▶ _What this task involves_:
Retype nothing but the lines from the start of the material up to and including the line with "sd = [0.619, 0.641, 0.589, 0.549, 0.608, 0.476, 0.474, 0.506]". Pictures don't belong in the copy.
[START OF Supplied material]
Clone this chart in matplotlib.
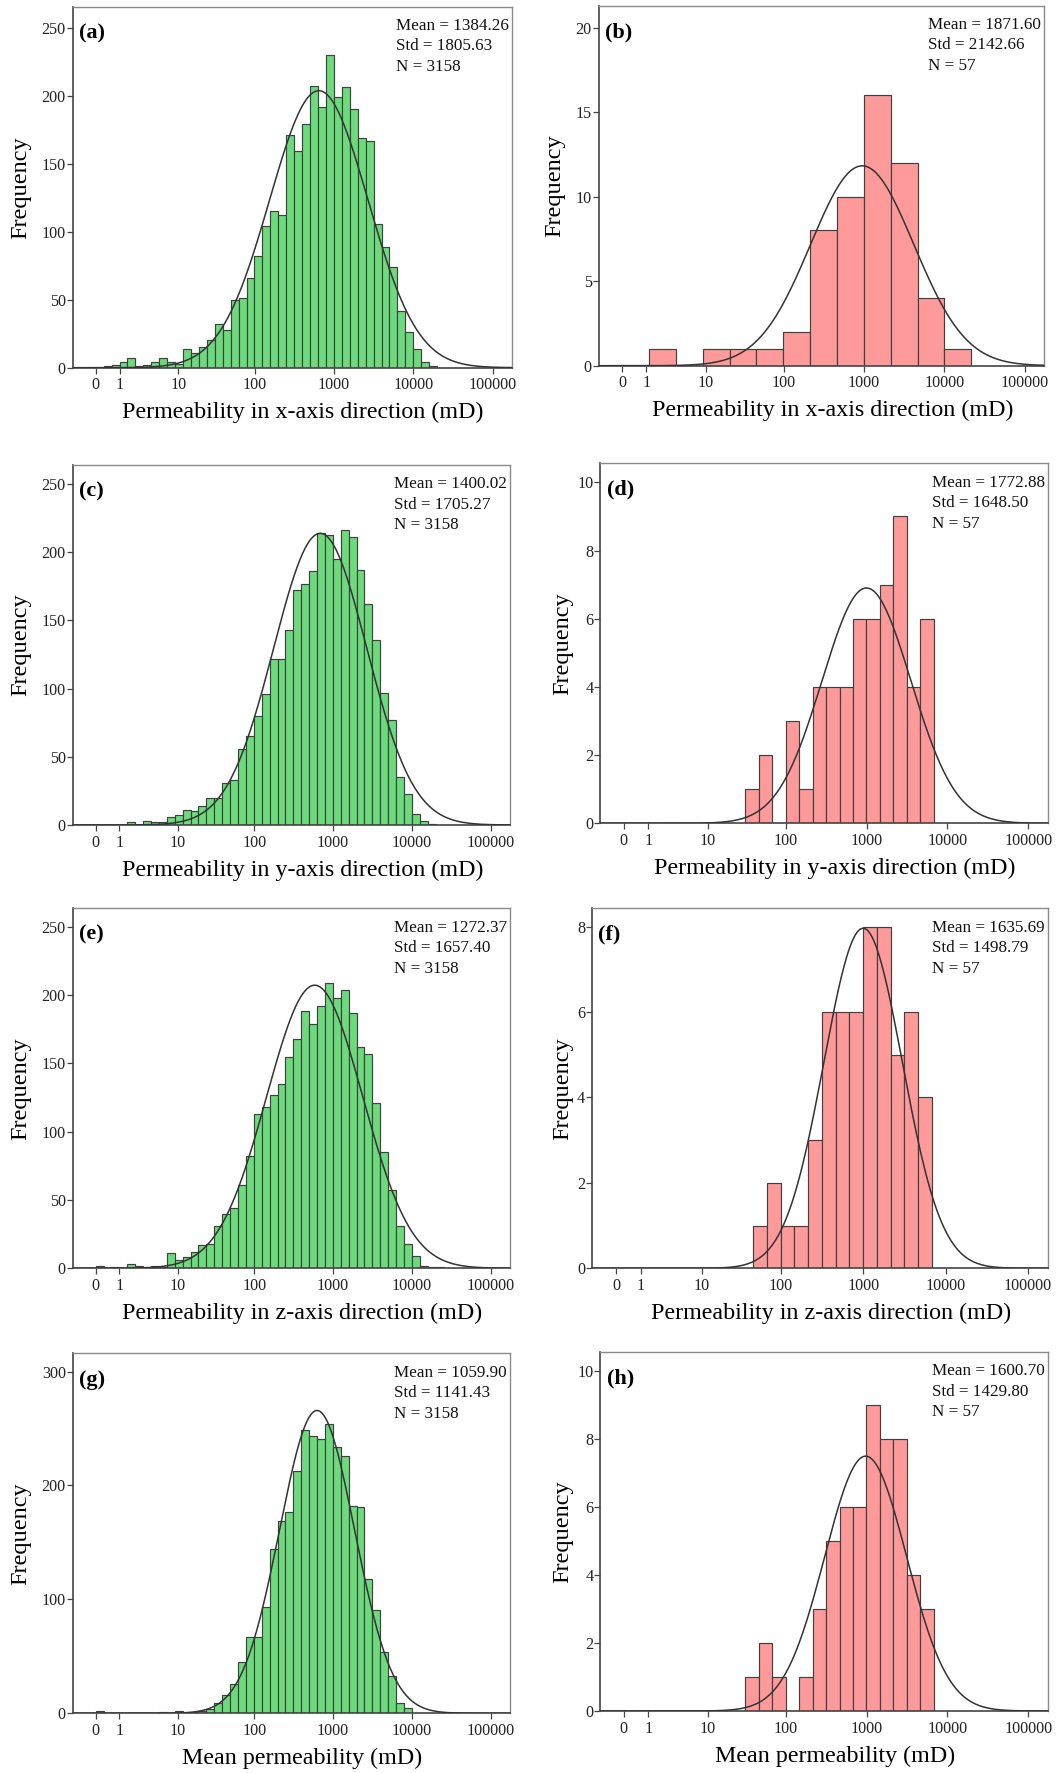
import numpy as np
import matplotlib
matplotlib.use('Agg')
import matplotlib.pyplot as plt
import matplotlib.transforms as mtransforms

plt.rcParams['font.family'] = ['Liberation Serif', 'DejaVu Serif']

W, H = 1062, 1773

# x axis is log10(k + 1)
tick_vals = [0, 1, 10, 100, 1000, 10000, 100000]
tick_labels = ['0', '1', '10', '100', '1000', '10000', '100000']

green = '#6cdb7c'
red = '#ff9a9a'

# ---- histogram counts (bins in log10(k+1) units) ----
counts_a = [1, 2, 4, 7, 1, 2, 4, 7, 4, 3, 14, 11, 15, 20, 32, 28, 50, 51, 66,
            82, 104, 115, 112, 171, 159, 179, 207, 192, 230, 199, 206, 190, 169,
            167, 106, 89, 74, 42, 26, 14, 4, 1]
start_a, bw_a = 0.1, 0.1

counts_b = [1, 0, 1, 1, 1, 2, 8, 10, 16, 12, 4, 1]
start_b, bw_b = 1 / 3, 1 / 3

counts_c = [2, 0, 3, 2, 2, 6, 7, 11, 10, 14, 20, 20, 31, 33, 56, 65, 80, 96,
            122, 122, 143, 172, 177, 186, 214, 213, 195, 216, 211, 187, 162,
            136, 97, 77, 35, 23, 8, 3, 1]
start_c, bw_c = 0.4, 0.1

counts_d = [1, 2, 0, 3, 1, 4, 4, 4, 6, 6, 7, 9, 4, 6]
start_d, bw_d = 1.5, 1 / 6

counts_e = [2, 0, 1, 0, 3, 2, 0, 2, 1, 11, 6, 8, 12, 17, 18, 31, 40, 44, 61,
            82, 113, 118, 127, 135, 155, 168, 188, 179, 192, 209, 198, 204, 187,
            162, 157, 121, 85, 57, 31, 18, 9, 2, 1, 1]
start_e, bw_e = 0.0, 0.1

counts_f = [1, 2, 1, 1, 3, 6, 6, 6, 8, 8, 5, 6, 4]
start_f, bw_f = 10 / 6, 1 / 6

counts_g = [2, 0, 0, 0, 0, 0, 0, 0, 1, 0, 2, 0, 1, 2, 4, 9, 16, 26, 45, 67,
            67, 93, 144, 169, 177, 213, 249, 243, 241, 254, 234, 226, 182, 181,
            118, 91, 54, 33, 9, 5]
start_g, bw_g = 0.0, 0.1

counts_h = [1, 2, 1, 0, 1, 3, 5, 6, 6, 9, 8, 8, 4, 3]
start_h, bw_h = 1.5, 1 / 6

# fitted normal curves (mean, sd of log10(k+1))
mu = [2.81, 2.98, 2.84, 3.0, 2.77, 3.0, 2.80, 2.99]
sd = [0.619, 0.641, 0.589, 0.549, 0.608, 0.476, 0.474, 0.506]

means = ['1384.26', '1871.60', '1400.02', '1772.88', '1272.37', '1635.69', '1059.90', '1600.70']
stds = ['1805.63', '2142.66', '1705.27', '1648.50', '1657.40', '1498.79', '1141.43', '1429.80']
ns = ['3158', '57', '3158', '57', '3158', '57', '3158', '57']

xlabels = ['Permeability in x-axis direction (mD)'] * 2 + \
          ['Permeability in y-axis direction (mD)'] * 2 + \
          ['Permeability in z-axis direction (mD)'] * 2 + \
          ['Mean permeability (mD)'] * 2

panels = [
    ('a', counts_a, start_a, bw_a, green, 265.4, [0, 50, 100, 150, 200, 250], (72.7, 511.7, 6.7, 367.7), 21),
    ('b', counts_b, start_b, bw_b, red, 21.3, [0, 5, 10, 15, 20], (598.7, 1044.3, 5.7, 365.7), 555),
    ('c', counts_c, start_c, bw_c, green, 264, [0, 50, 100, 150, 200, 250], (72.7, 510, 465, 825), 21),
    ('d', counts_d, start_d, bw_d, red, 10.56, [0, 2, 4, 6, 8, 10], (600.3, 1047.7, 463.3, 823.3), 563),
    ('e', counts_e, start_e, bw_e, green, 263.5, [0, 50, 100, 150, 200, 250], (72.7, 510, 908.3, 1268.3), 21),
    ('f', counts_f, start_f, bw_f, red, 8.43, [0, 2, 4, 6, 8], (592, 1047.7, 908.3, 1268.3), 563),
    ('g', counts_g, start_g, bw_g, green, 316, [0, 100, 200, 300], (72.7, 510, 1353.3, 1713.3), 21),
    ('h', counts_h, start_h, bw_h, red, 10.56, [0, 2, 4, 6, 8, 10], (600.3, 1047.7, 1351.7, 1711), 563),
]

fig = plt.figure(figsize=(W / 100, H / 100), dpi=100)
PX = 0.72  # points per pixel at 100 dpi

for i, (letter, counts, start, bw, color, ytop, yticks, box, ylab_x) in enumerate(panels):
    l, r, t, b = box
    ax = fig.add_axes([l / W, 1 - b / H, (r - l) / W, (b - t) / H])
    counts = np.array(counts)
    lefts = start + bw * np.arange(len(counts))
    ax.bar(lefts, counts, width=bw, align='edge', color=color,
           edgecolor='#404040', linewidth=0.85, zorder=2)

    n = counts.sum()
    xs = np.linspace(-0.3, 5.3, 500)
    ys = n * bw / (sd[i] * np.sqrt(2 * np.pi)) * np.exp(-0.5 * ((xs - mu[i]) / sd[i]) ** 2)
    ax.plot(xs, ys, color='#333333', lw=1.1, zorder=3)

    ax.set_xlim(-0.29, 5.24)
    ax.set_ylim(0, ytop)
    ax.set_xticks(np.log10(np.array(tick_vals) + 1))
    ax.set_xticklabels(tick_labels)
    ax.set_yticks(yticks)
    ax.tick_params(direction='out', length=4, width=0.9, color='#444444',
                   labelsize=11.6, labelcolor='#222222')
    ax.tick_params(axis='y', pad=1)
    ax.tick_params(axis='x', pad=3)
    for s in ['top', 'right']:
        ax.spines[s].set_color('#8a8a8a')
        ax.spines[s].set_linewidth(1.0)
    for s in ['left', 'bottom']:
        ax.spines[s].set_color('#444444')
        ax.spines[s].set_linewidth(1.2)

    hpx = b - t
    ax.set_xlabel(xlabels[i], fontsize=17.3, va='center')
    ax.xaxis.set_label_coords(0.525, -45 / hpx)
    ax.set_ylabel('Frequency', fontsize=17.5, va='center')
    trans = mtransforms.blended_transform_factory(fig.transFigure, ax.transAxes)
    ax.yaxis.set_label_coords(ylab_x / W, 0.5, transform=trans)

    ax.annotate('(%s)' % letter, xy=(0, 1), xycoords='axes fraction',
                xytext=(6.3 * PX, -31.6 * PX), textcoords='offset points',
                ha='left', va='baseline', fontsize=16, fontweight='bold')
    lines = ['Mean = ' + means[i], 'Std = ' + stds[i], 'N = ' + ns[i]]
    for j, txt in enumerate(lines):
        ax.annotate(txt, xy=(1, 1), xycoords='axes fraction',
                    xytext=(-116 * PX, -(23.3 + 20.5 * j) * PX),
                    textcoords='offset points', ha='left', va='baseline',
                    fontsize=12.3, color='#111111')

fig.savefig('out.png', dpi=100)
[END OF Supplied material]
▶ _Solution to this problem_:
Clone this chart in matplotlib.
import numpy as np
import matplotlib
matplotlib.use('Agg')
import matplotlib.pyplot as plt
import matplotlib.transforms as mtransforms

plt.rcParams['font.family'] = ['Liberation Serif', 'DejaVu Serif']

W, H = 1062, 1773

# x axis is log10(k + 1)
tick_vals = [0, 1, 10, 100, 1000, 10000, 100000]
tick_labels = ['0', '1', '10', '100', '1000', '10000', '100000']

green = '#6cdb7c'
red = '#ff9a9a'

# ---- histogram counts (bins in log10(k+1) units) ----
counts_a = [1, 2, 4, 7, 1, 2, 4, 7, 4, 3, 14, 11, 15, 20, 32, 28, 50, 51, 66,
            82, 104, 115, 112, 171, 159, 179, 207, 192, 230, 199, 206, 190, 169,
            167, 106, 89, 74, 42, 26, 14, 4, 1]
start_a, bw_a = 0.1, 0.1

counts_b = [1, 0, 1, 1, 1, 2, 8, 10, 16, 12, 4, 1]
start_b, bw_b = 1 / 3, 1 / 3

counts_c = [2, 0, 3, 2, 2, 6, 7, 11, 10, 14, 20, 20, 31, 33, 56, 65, 80, 96,
            122, 122, 143, 172, 177, 186, 214, 213, 195, 216, 211, 187, 162,
            136, 97, 77, 35, 23, 8, 3, 1]
start_c, bw_c = 0.4, 0.1

counts_d = [1, 2, 0, 3, 1, 4, 4, 4, 6, 6, 7, 9, 4, 6]
start_d, bw_d = 1.5, 1 / 6

counts_e = [2, 0, 1, 0, 3, 2, 0, 2, 1, 11, 6, 8, 12, 17, 18, 31, 40, 44, 61,
            82, 113, 118, 127, 135, 155, 168, 188, 179, 192, 209, 198, 204, 187,
            162, 157, 121, 85, 57, 31, 18, 9, 2, 1, 1]
start_e, bw_e = 0.0, 0.1

counts_f = [1, 2, 1, 1, 3, 6, 6, 6, 8, 8, 5, 6, 4]
start_f, bw_f = 10 / 6, 1 / 6

counts_g = [2, 0, 0, 0, 0, 0, 0, 0, 1, 0, 2, 0, 1, 2, 4, 9, 16, 26, 45, 67,
            67, 93, 144, 169, 177, 213, 249, 243, 241, 254, 234, 226, 182, 181,
            118, 91, 54, 33, 9, 5]
start_g, bw_g = 0.0, 0.1

counts_h = [1, 2, 1, 0, 1, 3, 5, 6, 6, 9, 8, 8, 4, 3]
start_h, bw_h = 1.5, 1 / 6

# fitted normal curves (mean, sd of log10(k+1))
mu = [2.81, 2.98, 2.84, 3.0, 2.77, 3.0, 2.80, 2.99]
sd = [0.619, 0.641, 0.589, 0.549, 0.608, 0.476, 0.474, 0.506]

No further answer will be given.